ABTA’s Travel Matters conference takes place on June 22
The UK should be capitalising on the success of the vaccine rollout by safely relaxing testing and quarantine requirements for fully vaccinated travellers, ABTA’s chief executive has said.
Other speaks include Robert Courts MP, minister for Aviation, Maritime & Security, Department for Transport; Garry Wilson, chief executive officer, easyJet holidays; and Joss Croft, chief executive officer, UKinbound (you can register here).
Tanzer said that, at this point, the government must finally deliver a “package of tailored financial support to see the industry through to recovery, in recognition that the unlocking of international travel, and hence businesses’ ability to trade and generate income, will be much slower than first anticipated.”
“This includes extending existing furlough and self-employed income support, extending full business rates relief and creating a new sector-specific ‘recovery grants’ regime for travel agents, tour operators and travel management companies,” he said. “This is particularly critical now, as furlough contributions are due to rise at the end of the month and business rates relief will be tapered, and many travel businesses will not have the money to cover these costs.”
His comments come as ABTA revealed that almost 200,000 jobs have been lost in travel as a result of the pandemic.
“In the long term, we need a coherent, consistent and cost-effective system to facilitate international travel that returns some much-needed stability to the travel industry. The virus isn’t going to disappear, so we need to learn how best to manage it so public health is protected, travel businesses can run smoothly and consumers can feel confident about booking and travelling once again,” Tanzer said.
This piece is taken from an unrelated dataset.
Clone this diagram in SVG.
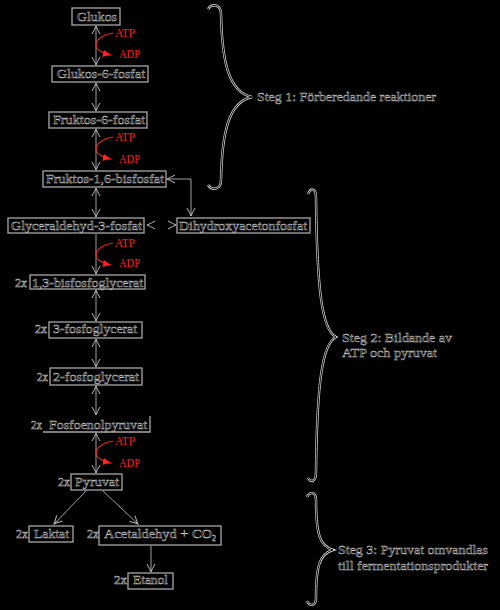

”We need to make sure we’re pushing for popular foreign holiday destinations to be opened up where vaccination rates are high and infection rates are low – this includes reintroducing the islands policy from last year which allowed islands to be looked at separately to mainland areas.”
Tanzer spoke of the damage to consumer confidence caused by the “anti-travel messages from government, coupled with the lack of any major holiday destinations on the green list.” However, he said he is confident that if we see more positive messaging from government that travel is allowed and safe, then consumer confidence will start to bounce back.
“Throughout the pandemic there’s been considerable pent-up demand for travel, which has often translated into enquiries and bookings in response to popular destinations opening up to British holidaymakers or announcements around the relaxing of domestic restrictions.”
Tanzer believes that the devastating impact of the pandemic has been felt in every corner of the industry but “times of crisis, by necessity, lead people and organisations to reflect and innovate”. He said that this means many are considering how we can work “collaboratively to rebuild a more responsible and resilient industry. ABTA’s Tourism for Good report acts as a strategic framework to guide our activities as the industry reopens and evolves. The core principles include the need for tourism to be sustainable and resilient against future shocks, for policies and actions to be designed in alignment with the UN’s Sustainable Development Goals, and the urgent need to accelerate decarbonisation and for tourism to deliver benefits to destination communities.”